**To be done**
Extract each line holding the word "this" from the entries.

□ □ □

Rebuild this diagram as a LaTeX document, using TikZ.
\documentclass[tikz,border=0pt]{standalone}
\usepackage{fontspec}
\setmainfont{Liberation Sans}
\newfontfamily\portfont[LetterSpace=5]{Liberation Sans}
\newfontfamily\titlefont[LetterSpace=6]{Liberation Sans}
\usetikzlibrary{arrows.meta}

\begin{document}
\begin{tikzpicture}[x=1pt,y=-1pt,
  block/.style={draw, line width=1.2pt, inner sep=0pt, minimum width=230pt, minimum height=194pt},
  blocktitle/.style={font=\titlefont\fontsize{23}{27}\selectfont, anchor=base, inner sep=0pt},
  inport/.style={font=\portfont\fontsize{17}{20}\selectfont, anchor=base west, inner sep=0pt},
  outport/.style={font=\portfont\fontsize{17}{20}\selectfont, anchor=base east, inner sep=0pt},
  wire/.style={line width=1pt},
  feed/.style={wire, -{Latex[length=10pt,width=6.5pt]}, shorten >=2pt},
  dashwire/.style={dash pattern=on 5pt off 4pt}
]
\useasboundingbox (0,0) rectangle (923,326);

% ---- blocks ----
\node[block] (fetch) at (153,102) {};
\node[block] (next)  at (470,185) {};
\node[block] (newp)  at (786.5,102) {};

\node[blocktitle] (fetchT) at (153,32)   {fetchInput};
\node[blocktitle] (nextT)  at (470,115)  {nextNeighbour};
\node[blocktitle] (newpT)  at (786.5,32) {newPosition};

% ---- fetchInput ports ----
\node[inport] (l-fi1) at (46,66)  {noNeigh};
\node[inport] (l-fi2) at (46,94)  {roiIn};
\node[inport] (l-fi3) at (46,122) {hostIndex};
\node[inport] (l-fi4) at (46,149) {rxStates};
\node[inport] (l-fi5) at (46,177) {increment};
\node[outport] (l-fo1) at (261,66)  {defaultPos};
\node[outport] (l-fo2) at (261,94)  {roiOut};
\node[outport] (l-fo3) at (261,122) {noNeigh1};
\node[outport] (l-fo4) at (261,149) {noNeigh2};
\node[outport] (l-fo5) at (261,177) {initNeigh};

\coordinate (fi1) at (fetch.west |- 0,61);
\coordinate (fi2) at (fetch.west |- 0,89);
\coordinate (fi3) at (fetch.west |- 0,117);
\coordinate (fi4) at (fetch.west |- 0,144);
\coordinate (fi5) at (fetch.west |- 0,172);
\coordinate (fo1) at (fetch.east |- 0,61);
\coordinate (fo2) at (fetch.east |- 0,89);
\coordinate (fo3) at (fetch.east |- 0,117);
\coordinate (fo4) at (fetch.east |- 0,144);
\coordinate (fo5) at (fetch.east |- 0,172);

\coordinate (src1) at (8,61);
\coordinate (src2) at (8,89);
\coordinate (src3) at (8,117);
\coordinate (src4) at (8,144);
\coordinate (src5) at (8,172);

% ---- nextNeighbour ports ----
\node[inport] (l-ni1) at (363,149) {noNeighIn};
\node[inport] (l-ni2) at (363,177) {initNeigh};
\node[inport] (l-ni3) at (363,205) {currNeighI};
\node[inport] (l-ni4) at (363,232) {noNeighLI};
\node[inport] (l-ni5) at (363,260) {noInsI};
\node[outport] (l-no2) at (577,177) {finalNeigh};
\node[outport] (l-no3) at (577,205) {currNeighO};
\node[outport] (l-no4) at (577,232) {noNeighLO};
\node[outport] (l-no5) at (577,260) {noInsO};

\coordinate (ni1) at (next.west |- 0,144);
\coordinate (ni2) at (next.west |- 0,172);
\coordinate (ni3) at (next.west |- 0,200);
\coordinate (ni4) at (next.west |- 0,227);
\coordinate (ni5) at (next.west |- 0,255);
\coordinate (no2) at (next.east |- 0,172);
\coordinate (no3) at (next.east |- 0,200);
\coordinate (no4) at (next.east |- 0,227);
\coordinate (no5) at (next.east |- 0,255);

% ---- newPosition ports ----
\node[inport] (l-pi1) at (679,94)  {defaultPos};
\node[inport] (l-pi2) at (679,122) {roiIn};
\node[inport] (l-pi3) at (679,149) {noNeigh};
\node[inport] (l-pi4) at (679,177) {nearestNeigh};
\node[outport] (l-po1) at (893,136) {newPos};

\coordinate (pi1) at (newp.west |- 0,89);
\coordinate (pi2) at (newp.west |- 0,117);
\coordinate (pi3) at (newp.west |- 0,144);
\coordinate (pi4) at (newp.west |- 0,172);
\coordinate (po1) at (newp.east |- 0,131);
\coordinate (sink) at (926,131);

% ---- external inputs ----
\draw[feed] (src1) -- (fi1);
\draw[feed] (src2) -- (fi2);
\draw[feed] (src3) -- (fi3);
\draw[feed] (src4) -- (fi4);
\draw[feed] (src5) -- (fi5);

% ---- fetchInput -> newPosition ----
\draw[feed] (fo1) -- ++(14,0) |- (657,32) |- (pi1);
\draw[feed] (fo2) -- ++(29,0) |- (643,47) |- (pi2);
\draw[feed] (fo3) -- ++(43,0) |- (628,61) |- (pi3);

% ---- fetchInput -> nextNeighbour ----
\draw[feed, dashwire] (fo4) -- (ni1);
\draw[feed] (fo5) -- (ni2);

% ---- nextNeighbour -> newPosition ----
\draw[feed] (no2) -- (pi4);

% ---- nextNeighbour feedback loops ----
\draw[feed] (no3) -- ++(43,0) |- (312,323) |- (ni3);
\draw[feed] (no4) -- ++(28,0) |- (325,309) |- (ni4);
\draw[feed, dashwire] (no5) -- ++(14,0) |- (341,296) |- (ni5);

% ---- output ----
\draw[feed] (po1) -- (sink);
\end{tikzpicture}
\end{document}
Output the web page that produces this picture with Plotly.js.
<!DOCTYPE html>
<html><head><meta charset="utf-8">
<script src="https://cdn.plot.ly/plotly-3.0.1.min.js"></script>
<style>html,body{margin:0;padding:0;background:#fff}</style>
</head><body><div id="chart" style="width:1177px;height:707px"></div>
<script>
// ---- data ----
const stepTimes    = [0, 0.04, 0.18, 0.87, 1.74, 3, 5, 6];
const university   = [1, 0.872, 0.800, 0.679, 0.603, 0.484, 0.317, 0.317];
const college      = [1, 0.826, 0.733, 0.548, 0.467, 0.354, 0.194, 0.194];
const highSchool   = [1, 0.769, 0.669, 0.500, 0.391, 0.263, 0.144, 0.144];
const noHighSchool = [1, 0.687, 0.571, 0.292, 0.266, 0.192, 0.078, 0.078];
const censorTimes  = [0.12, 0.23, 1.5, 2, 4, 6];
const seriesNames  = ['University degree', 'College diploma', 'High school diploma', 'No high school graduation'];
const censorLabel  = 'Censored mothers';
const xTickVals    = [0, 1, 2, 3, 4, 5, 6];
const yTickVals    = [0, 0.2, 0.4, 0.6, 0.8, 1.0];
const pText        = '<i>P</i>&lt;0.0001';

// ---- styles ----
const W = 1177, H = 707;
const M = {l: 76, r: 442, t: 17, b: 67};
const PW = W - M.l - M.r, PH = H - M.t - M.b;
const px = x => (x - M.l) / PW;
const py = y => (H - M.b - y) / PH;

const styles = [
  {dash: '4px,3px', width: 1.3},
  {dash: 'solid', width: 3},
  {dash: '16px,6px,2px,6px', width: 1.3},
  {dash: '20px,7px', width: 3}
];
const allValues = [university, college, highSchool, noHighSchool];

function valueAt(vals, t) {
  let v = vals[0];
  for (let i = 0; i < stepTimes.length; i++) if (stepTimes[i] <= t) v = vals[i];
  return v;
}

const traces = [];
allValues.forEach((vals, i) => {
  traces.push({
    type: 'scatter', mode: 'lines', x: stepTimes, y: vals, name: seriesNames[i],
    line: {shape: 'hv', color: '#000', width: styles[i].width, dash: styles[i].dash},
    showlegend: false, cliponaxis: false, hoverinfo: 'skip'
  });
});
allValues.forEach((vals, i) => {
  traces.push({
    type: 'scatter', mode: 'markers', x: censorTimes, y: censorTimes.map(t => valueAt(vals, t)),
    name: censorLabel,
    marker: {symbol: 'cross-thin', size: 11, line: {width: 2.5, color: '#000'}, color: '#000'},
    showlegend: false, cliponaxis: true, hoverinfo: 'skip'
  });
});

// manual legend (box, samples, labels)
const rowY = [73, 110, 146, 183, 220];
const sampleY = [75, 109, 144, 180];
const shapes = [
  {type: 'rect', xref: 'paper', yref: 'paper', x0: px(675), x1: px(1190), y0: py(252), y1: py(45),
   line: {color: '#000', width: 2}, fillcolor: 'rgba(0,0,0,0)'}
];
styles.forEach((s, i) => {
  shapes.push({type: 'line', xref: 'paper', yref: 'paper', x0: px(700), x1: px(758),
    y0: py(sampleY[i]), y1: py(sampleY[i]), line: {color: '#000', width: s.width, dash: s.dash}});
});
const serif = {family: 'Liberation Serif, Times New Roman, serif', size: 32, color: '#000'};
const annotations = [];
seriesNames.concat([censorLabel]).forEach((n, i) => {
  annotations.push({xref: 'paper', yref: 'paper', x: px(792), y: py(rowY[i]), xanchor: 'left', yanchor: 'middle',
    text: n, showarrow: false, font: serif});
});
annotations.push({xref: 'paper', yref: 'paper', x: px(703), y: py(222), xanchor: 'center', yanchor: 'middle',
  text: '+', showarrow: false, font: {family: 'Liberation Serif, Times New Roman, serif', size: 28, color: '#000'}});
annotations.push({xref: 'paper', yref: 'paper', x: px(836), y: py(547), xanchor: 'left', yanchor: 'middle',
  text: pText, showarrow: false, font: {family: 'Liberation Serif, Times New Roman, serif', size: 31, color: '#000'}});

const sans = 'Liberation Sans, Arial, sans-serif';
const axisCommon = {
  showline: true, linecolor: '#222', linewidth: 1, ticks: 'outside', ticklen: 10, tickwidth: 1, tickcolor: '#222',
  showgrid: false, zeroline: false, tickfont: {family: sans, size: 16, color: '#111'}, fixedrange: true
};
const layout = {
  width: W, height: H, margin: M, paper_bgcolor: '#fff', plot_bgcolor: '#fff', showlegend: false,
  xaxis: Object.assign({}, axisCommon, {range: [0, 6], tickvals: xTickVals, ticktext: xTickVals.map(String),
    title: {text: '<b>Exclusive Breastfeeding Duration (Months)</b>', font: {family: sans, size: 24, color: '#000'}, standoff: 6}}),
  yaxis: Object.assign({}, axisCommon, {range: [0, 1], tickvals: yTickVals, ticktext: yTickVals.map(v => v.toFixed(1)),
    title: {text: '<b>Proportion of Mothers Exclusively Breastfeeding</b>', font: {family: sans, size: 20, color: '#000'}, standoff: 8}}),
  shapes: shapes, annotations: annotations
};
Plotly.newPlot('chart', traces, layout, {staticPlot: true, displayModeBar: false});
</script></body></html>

□ □ □

**Result**
Rebuild this diagram as a LaTeX document, using TikZ.
Output the web page that produces this picture with Plotly.js.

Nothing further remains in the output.